Update: 4/29/22 - a judge ruled that the lawsuit can move forward. Ruling also indicated the city may have violated the state's Procurement Act. More here.
Well, here we go again. Lee statue defenders have settled on a new argument to try and thwart the City's decision to give the statue to the Jefferson School for its Swords into Ploughshares project, which would melt the bronze statue down into blocks for the creation of new works of art. While this particular group, which also fought to prevent the Lee statue's removal, has certainly shown a zeal for litigation, its always been a losing argument that has had to rely on technicalities in state code and ignoring the historic pain the false symbolism of these public monuments has caused, and so their efforts have mostly served to highlight just how important it is that they come down and face re- and decontexulisation. Still, they persist, now claiming that the re- and decontexulisation project Charlottesville has chosen for its Lee statue violates a provision in a newly passed state law allowing localities to remove Confederate monuments that prohibit their destruction.

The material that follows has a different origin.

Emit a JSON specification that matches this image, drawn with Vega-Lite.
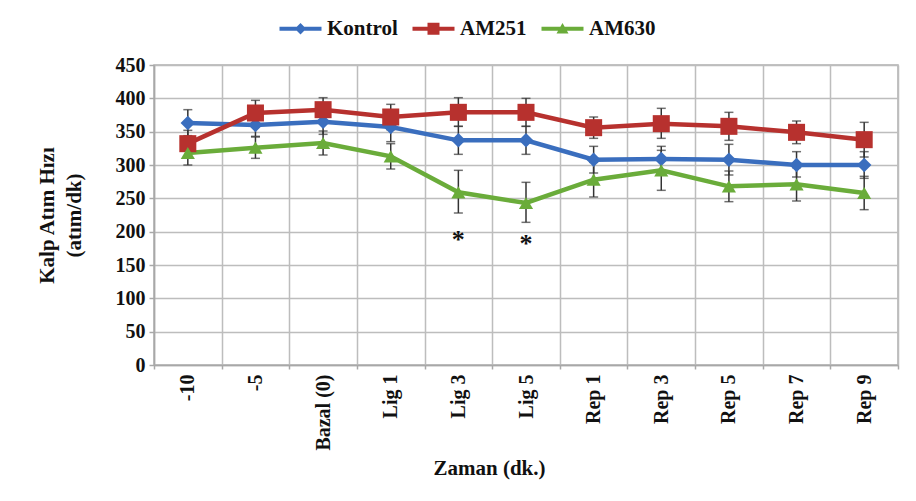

“The Lee monument may end up necessarily altered, no longer the original historic work of art,” their complaint reads. “But it will not be destroyed.”
“Our aim is not to destroy an object, it’s to transform it,” explained Andrea Douglas, the Jefferson School's executive director, in a Charlottesville Tomorrow story ahead of the City Council vote. “It’s to use the very raw material of its original making and create something that is more representative of the alleged democratic values of this community, more inclusive of those voices that in 1920 had no ability to engage in the artistic process at all.”

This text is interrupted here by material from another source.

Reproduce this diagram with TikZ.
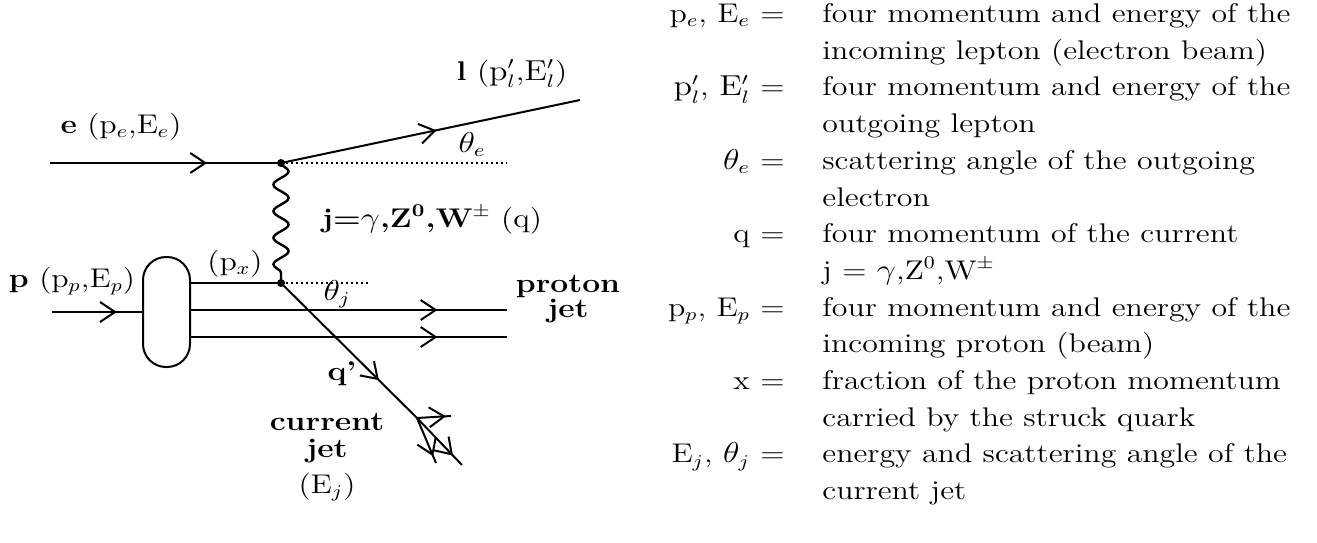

However, the lawsuit raises a question that even curators and art historians might have trouble answering: is melting down the Lee statue into bronze blocks to create alternative works of art re- or decontextualizing the Lee statue or destroying it?
"What an interesting question," says W. J. T. Mitchell, an English and art history professor at the University of Chicago, and editor of Critical Inquiry, a quarterly devoted to critical theory in the arts and human sciences, adding that he would need some time to ponder the question. "I don’t know if this is just a form of destruction, or something much more radical. But I do like the idea of melting down the offending statue and recycling the metal."
"It seems to me that the [Swords into Ploughshares] project could be considered both a recontextualization and a destruction of the Lee statue," adds Thomas Brown, a professor of history at the University of South Carolina, who was a signatory to an amicus brief at the Virginia Supreme Court on the cases related to the Lee statue in Richmond. "It's a recontextualization in the sense that the Lee statue and its story will contribute to the significance of the new work. It's a destruction in the sense that the Lee equestrian will no longer exist. I see that Swords into Ploughshares uses the word "transformation," which also seems apt."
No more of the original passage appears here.